▼

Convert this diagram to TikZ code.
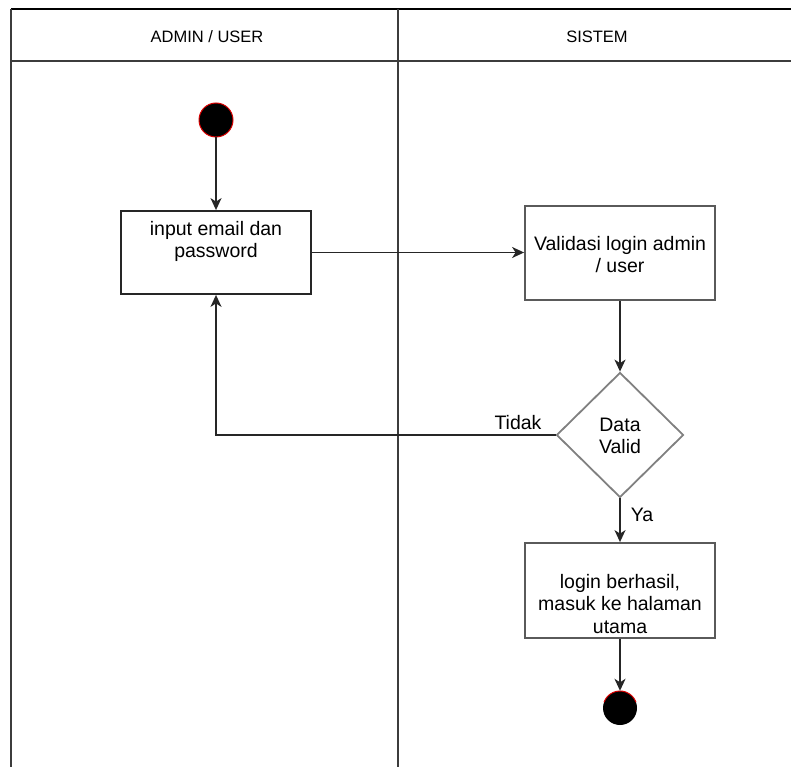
\documentclass[tikz,border=0pt]{standalone}
\usepackage{fontspec}
\setmainfont{Liberation Sans}
\usetikzlibrary{shapes.geometric,arrows.meta}
\definecolor{lanegray}{HTML}{3C3C3C}
\definecolor{boxgray}{HTML}{5A5A5A}
\definecolor{diagray}{HTML}{808080}
\begin{document}
\begin{tikzpicture}[x=1pt,y=-1pt,
  lane/.style={draw=lanegray,line width=1.6pt},
  actbox/.style={draw=#1,line width=1.8pt,rectangle,inner sep=0pt},
  txt/.style={font=\fontsize{19.5}{22.5}\selectfont,align=center,inner sep=0pt},
  hdr/.style={font=\fontsize{16.5}{20}\selectfont,inner sep=0pt},
  flow/.style={draw=black!85,line width=1.7pt,-{Stealth[length=12pt,width=11pt,inset=3.5pt]}},
  startdot/.style={circle,fill=black,draw=red!85!black,line width=1pt,minimum size=34pt,inner sep=0pt}
]
\useasboundingbox (0,0) rectangle (791,767);
% swimlane frame
\draw[black,line width=1.8pt] (11,9) -- (791,9);
\draw[lane] (11,9) -- (11,767);
\draw[lane] (11,61) -- (791,61);
\draw[lane] (398,9) -- (398,767);
\node[hdr] (h1) at (207,37) {ADMIN / USER};
\node[hdr] (h2) at (597,37) {SISTEM};

% start
\node[startdot] (start) at (216,120) {};

% box 1
\node[actbox=black!85,minimum width=190pt,minimum height=83pt] (b1) at (216,252.5) {};
\node[txt] (t1) at (216,241.5) {input email dan\\password};

% box 2
\node[actbox=boxgray,minimum width=190pt,minimum height=94pt] (b2) at (620,253) {};
\node[txt] (t2) at (620,254.5) {Validasi login admin\\/ user};

% diamond
\node[diamond,draw=diagray,line width=1.8pt,minimum width=127pt,minimum height=125pt,inner sep=0pt] (d) at (620,435) {};
\node[txt] (td) at (620,436) {Data\\Valid};

% box 3
\node[actbox=boxgray,minimum width=190pt,minimum height=95pt] (b3) at (620,590.5) {};
\node[txt] (t3) at (620,604) {login berhasil,\\masuk ke halaman\\utama};

% end
\node[circle,fill=black,minimum size=34pt,inner sep=0pt] (end) at (620,708) {};
\draw[red!85!black,line width=1pt] ([shift={(160:17pt)}]end.center) arc[start angle=160,end angle=20,radius=17pt];

% connectors
\draw[flow] (start) -- (b1.north);
\draw[flow] (b1.east) -- (b1.east -| b2.west);
\draw[flow] (b2.south) -- (d.north);
\draw[flow] (d.west) -| (b1.south);
\draw[flow] (d.south) -- (b3.north);
\draw[flow] (b3.south) -- (end.north);

% labels
\node[txt,anchor=center] (ltidak) at (518,423) {Tidak};
\node[txt,anchor=center] (lya) at (642,515) {Ya};
\end{tikzpicture}
\end{document}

▲

- Instruction -
Starting with the first line of the data above and ending with the line containing "(td) at (620,436)", please restate every line exactly, leaving images out.

- Worked answer -
Convert this diagram to TikZ code.
\documentclass[tikz,border=0pt]{standalone}
\usepackage{fontspec}
\setmainfont{Liberation Sans}
\usetikzlibrary{shapes.geometric,arrows.meta}
\definecolor{lanegray}{HTML}{3C3C3C}
\definecolor{boxgray}{HTML}{5A5A5A}
\definecolor{diagray}{HTML}{808080}
\begin{document}
\begin{tikzpicture}[x=1pt,y=-1pt,
  lane/.style={draw=lanegray,line width=1.6pt},
  actbox/.style={draw=#1,line width=1.8pt,rectangle,inner sep=0pt},
  txt/.style={font=\fontsize{19.5}{22.5}\selectfont,align=center,inner sep=0pt},
  hdr/.style={font=\fontsize{16.5}{20}\selectfont,inner sep=0pt},
  flow/.style={draw=black!85,line width=1.7pt,-{Stealth[length=12pt,width=11pt,inset=3.5pt]}},
  startdot/.style={circle,fill=black,draw=red!85!black,line width=1pt,minimum size=34pt,inner sep=0pt}
]
\useasboundingbox (0,0) rectangle (791,767);
% swimlane frame
\draw[black,line width=1.8pt] (11,9) -- (791,9);
\draw[lane] (11,9) -- (11,767);
\draw[lane] (11,61) -- (791,61);
\draw[lane] (398,9) -- (398,767);
\node[hdr] (h1) at (207,37) {ADMIN / USER};
\node[hdr] (h2) at (597,37) {SISTEM};

% start
\node[startdot] (start) at (216,120) {};

% box 1
\node[actbox=black!85,minimum width=190pt,minimum height=83pt] (b1) at (216,252.5) {};
\node[txt] (t1) at (216,241.5) {input email dan\\password};

% box 2
\node[actbox=boxgray,minimum width=190pt,minimum height=94pt] (b2) at (620,253) {};
\node[txt] (t2) at (620,254.5) {Validasi login admin\\/ user};

% diamond
\node[diamond,draw=diagray,line width=1.8pt,minimum width=127pt,minimum height=125pt,inner sep=0pt] (d) at (620,435) {};
\node[txt] (td) at (620,436) {Data\\Valid};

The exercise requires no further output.